## EXERCISE PROMPT
Repeat all of the material exactly as given.

═══

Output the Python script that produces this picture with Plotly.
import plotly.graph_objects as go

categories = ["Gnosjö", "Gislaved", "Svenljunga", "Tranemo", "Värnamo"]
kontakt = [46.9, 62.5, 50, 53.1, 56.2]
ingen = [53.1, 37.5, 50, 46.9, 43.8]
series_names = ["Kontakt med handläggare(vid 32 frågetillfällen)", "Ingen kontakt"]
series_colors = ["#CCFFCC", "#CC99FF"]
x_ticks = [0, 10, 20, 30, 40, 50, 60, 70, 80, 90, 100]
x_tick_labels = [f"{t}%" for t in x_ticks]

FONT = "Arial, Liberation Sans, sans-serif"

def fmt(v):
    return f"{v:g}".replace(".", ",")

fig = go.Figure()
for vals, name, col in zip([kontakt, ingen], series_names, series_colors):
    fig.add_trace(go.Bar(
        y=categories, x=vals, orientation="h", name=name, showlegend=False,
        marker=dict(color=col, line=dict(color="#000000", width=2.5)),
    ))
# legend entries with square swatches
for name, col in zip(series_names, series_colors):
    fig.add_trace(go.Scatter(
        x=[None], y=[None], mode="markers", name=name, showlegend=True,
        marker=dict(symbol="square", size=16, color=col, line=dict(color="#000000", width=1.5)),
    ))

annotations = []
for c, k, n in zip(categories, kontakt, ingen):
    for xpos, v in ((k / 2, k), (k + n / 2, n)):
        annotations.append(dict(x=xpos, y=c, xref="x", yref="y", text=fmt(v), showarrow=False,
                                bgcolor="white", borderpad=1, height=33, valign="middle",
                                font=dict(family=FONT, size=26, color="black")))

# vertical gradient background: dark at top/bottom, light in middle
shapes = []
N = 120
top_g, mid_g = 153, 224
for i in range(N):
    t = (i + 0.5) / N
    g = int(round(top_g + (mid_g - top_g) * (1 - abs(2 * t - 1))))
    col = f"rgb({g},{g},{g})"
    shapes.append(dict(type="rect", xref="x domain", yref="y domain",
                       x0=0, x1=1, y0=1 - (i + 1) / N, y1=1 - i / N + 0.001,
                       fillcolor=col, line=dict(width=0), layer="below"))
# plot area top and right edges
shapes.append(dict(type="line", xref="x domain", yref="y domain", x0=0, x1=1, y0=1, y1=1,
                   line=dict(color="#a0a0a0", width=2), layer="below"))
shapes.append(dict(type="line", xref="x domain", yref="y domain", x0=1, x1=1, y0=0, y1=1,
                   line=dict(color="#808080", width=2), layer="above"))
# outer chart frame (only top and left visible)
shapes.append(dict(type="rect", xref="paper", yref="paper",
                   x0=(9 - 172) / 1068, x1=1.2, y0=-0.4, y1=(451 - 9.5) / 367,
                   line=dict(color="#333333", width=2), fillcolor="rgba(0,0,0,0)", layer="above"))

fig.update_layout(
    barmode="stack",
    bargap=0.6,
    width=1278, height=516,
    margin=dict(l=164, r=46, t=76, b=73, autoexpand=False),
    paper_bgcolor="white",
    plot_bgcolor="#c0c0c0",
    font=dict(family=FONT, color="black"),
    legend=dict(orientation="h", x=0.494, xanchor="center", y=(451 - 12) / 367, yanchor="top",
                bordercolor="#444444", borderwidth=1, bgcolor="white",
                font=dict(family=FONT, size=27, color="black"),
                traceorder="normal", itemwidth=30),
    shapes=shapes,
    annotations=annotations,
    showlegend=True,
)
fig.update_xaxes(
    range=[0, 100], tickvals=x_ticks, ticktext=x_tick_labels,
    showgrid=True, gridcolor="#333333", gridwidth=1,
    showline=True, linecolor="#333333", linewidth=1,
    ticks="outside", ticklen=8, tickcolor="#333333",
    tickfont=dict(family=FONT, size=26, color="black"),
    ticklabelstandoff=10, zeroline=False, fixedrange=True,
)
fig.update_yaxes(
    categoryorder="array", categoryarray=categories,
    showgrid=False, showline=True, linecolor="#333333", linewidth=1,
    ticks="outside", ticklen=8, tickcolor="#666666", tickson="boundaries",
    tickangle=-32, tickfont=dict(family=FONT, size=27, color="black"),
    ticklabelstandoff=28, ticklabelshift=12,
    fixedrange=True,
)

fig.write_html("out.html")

═══

## TASK ANSWER
Output the Python script that produces this picture with Plotly.
import plotly.graph_objects as go

categories = ["Gnosjö", "Gislaved", "Svenljunga", "Tranemo", "Värnamo"]
kontakt = [46.9, 62.5, 50, 53.1, 56.2]
ingen = [53.1, 37.5, 50, 46.9, 43.8]
series_names = ["Kontakt med handläggare(vid 32 frågetillfällen)", "Ingen kontakt"]
series_colors = ["#CCFFCC", "#CC99FF"]
x_ticks = [0, 10, 20, 30, 40, 50, 60, 70, 80, 90, 100]
x_tick_labels = [f"{t}%" for t in x_ticks]

FONT = "Arial, Liberation Sans, sans-serif"

def fmt(v):
    return f"{v:g}".replace(".", ",")

fig = go.Figure()
for vals, name, col in zip([kontakt, ingen], series_names, series_colors):
    fig.add_trace(go.Bar(
        y=categories, x=vals, orientation="h", name=name, showlegend=False,
        marker=dict(color=col, line=dict(color="#000000", width=2.5)),
    ))
# legend entries with square swatches
for name, col in zip(series_names, series_colors):
    fig.add_trace(go.Scatter(
        x=[None], y=[None], mode="markers", name=name, showlegend=True,
        marker=dict(symbol="square", size=16, color=col, line=dict(color="#000000", width=1.5)),
    ))

annotations = []
for c, k, n in zip(categories, kontakt, ingen):
    for xpos, v in ((k / 2, k), (k + n / 2, n)):
        annotations.append(dict(x=xpos, y=c, xref="x", yref="y", text=fmt(v), showarrow=False,
                                bgcolor="white", borderpad=1, height=33, valign="middle",
                                font=dict(family=FONT, size=26, color="black")))

# vertical gradient background: dark at top/bottom, light in middle
shapes = []
N = 120
top_g, mid_g = 153, 224
for i in range(N):
    t = (i + 0.5) / N
    g = int(round(top_g + (mid_g - top_g) * (1 - abs(2 * t - 1))))
    col = f"rgb({g},{g},{g})"
    shapes.append(dict(type="rect", xref="x domain", yref="y domain",
                       x0=0, x1=1, y0=1 - (i + 1) / N, y1=1 - i / N + 0.001,
                       fillcolor=col, line=dict(width=0), layer="below"))
# plot area top and right edges
shapes.append(dict(type="line", xref="x domain", yref="y domain", x0=0, x1=1, y0=1, y1=1,
                   line=dict(color="#a0a0a0", width=2), layer="below"))
shapes.append(dict(type="line", xref="x domain", yref="y domain", x0=1, x1=1, y0=0, y1=1,
                   line=dict(color="#808080", width=2), layer="above"))
# outer chart frame (only top and left visible)
shapes.append(dict(type="rect", xref="paper", yref="paper",
                   x0=(9 - 172) / 1068, x1=1.2, y0=-0.4, y1=(451 - 9.5) / 367,
                   line=dict(color="#333333", width=2), fillcolor="rgba(0,0,0,0)", layer="above"))

fig.update_layout(
    barmode="stack",
    bargap=0.6,
    width=1278, height=516,
    margin=dict(l=164, r=46, t=76, b=73, autoexpand=False),
    paper_bgcolor="white",
    plot_bgcolor="#c0c0c0",
    font=dict(family=FONT, color="black"),
    legend=dict(orientation="h", x=0.494, xanchor="center", y=(451 - 12) / 367, yanchor="top",
                bordercolor="#444444", borderwidth=1, bgcolor="white",
                font=dict(family=FONT, size=27, color="black"),
                traceorder="normal", itemwidth=30),
    shapes=shapes,
    annotations=annotations,
    showlegend=True,
)
fig.update_xaxes(
    range=[0, 100], tickvals=x_ticks, ticktext=x_tick_labels,
    showgrid=True, gridcolor="#333333", gridwidth=1,
    showline=True, linecolor="#333333", linewidth=1,
    ticks="outside", ticklen=8, tickcolor="#333333",
    tickfont=dict(family=FONT, size=26, color="black"),
    ticklabelstandoff=10, zeroline=False, fixedrange=True,
)
fig.update_yaxes(
    categoryorder="array", categoryarray=categories,
    showgrid=False, showline=True, linecolor="#333333", linewidth=1,
    ticks="outside", ticklen=8, tickcolor="#666666", tickson="boundaries",
    tickangle=-32, tickfont=dict(family=FONT, size=27, color="black"),
    ticklabelstandoff=28, ticklabelshift=12,
    fixedrange=True,
)

fig.write_html("out.html")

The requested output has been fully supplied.